8. The Rwandan Genocide (1994)
The Rwandan Genocide unfolded with terrifying speed. In just 100 days, around 800,000 Tutsi and moderate Hutu were murdered. The violence was incited by state-controlled media that portrayed Tutsi as subhuman. Militias were armed and organized in advance. Neighbors killed neighbors with machetes and clubs. Churches and schools became slaughterhouses. Roadblocks were used to identify victims by ethnicity. The international community largely stood by. UN peacekeepers were withdrawn at the height of the killing. Sexual violence was used systematically as a weapon. Entire families were wiped out. The genocide was the result of decades of colonial manipulation and ethnic division. After the killings stopped, Rwanda faced the impossible task of rebuilding. Mass graves covered the country. Justice was pursued through both international courts and local gacaca trials. The social fabric had been shredded. Rwanda’s recovery has been remarkable but fragile. Memory remains central to national identity. The genocide demonstrates how quickly hate can become mass murder.
9. The Partition of India (1947)
The Partition of British India was one of the largest mass displacements in history. As India and Pakistan were created, religious identities were politicized overnight. Borders were drawn hastily with little regard for human consequences. Communal violence erupted across Punjab, Bengal, and beyond. Trains arrived filled with corpses. Villages were burned in revenge attacks. Women were abducted, raped, and forcibly converted. Families were split along religious lines. An estimated 14 million people were displaced. Death toll estimates range from 1 to 2 million. The violence was not centrally planned but was enabled by colonial withdrawal and political incitement. Local authorities often failed to intervene. Longstanding neighbors turned on each other. Trauma was carried into the new nations’ foundations. Many survivors never spoke of what they endured. The violence hardened religious nationalism. Kashmir remains a flashpoint born of Partition. While not always labeled genocide, the intent to destroy communities was evident on the ground. Its legacy still shapes South Asian politics. The human cost remains underacknowledged.

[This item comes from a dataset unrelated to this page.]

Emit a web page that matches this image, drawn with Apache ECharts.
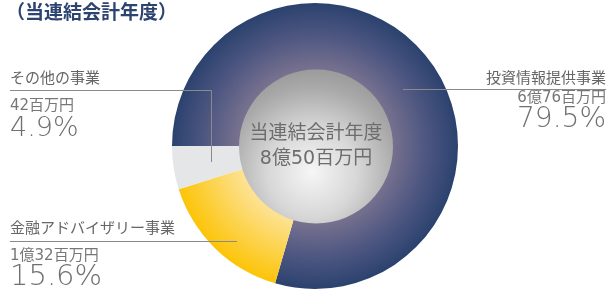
<!DOCTYPE html>
<html>
<head>
<meta charset="utf-8">
<script src="https://cdn.jsdelivr.net/npm/echarts@6/dist/echarts.min.js"></script>
<style>
html, body { margin: 0; padding: 0; background: #fff; }
#main { width: 616px; height: 294px; }
</style>
</head>
<body>
<div id="main"></div>
<script>
// 事業別の内訳（当連結会計年度）
var segments = ['投資情報提供事業', '金融アドバイザリー事業', 'その他の事業'];
var shares = [79.5, 15.6, 4.9];
var amounts = ['6億76百万円', '1億32百万円', '42百万円'];
var titleText = '（当連結会計年度）';
var centerLines = ['当連結会計年度', '8億50百万円'];

var CX = 315, CY = 146, R = 143, R_IN = 77;
var FONT = '"Noto Sans CJK JP", "Noto Sans", sans-serif';
var NUMFONT = '"DejaVu Sans", "Noto Sans CJK JP", sans-serif';

var fills = [
  new echarts.graphic.RadialGradient(CX, CY, R, [
    { offset: 0, color: '#9a94ae' },
    { offset: 0.54, color: '#77718f' },
    { offset: 0.78, color: '#4d5681' },
    { offset: 1, color: '#2b426e' }
  ], true),
  new echarts.graphic.RadialGradient(CX, CY, R, [
    { offset: 0, color: '#fff0c0' },
    { offset: 0.54, color: '#fde292' },
    { offset: 1, color: '#fcc408' }
  ], true),
  '#e5e6e8'
];

var myChart = echarts.init(document.getElementById('main'));

// ラベル（名前・下線・金額・比率）
function labelBlock(i, x, nameY, amtY, pctY, pctSize, align, line) {
  var pos = function (o) {
    if (align === 'right') o.right = 616 - x; else o.left = x;
    return o;
  };
  return [
    pos({ type: 'text', top: nameY,
      style: { text: segments[i], font: '15px ' + FONT, fill: '#666' } }),
    pos({ type: 'text', top: amtY,
      style: { text: amounts[i], font: '15px ' + NUMFONT, fill: '#777' } }),
    pos({ type: 'text', top: pctY,
      style: { text: shares[i].toFixed(1) + '%', font: '200 ' + pctSize + 'px "DejaVu Sans", sans-serif', fill: '#707070' } }),
    { type: 'polyline', z: 20, shape: { points: line },
      style: { stroke: '#8a8a8a', lineWidth: 1, fill: null } }
  ];
}

var graphics = [
  { type: 'text', left: 6, top: 2,
    style: { text: titleText, font: 'bold 19px ' + FONT, fill: '#2d4470' } }
];
graphics = graphics.concat(labelBlock(0, 606, 70, 91, 106, 28, 'right', [[403, 89.5], [606, 89.5]]));
graphics = graphics.concat(labelBlock(2, 10, 70, 99, 115, 27, 'left', [[10, 90.5], [211.5, 90.5], [211.5, 162]]));
graphics = graphics.concat(labelBlock(1, 10, 220, 249, 263, 29, 'left', [[10, 241.5], [237, 241.5]]));

myChart.setOption({
  animation: false,
  graphic: graphics,
  series: [{
    type: 'pie',
    center: [CX, CY],
    radius: [0, R],
    startAngle: 180,
    clockwise: true,
    silent: true,
    label: { show: false },
    labelLine: { show: false },
    data: segments.map(function (n, i) {
      return { name: n, value: shares[i], itemStyle: { color: fills[i] } };
    })
  }, {
    type: 'pie',
    center: [CX + 1, CY + 0.5],
    radius: [0, R_IN],
    silent: true,
    z: 5,
    labelLine: { show: false },
    label: {
      show: true,
      position: 'center',
      formatter: centerLines.join('\n'),
      fontSize: 19,
      fontFamily: NUMFONT,
      color: '#6d6d6d',
      lineHeight: 25
    },
    data: [{
      name: 'total', value: 850,
      itemStyle: {
        color: new echarts.graphic.RadialGradient(312, 172, 100, [
          { offset: 0, color: '#f6f6f6' },
          { offset: 0.45, color: '#d7d7d7' },
          { offset: 0.85, color: '#a9a9a9' },
          { offset: 1, color: '#9d9d9d' }
        ], true)
      }
    }]
  }]
});
</script>
</body>
</html>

10. The Indonesian Mass Killings (1965–1966)
In Indonesia, a violent purge followed a failed coup blamed on communists. The military and allied militias targeted members of the Communist Party and alleged sympathizers. Ethnic Chinese Indonesians were particularly vulnerable. Lists of names were compiled for execution. Victims were often killed with machetes or dumped in rivers. Communities were forced to participate in the killings. An estimated 500,000 to over 1 million people died. Survivors were imprisoned without trial for decades. Families of the accused were stigmatized across generations. The killings were encouraged by propaganda portraying victims as existential threats. Western governments quietly supported the regime. The violence reshaped Indonesian politics permanently. Discussion of the genocide was suppressed under Suharto’s rule. Mass graves remain unmarked. Accountability has been minimal. The trauma persists in silence. Scholars continue to debate the classification as genocide. What is undisputed is the scale of deliberate human destruction. It remains one of the least known mass killings of the twentieth century.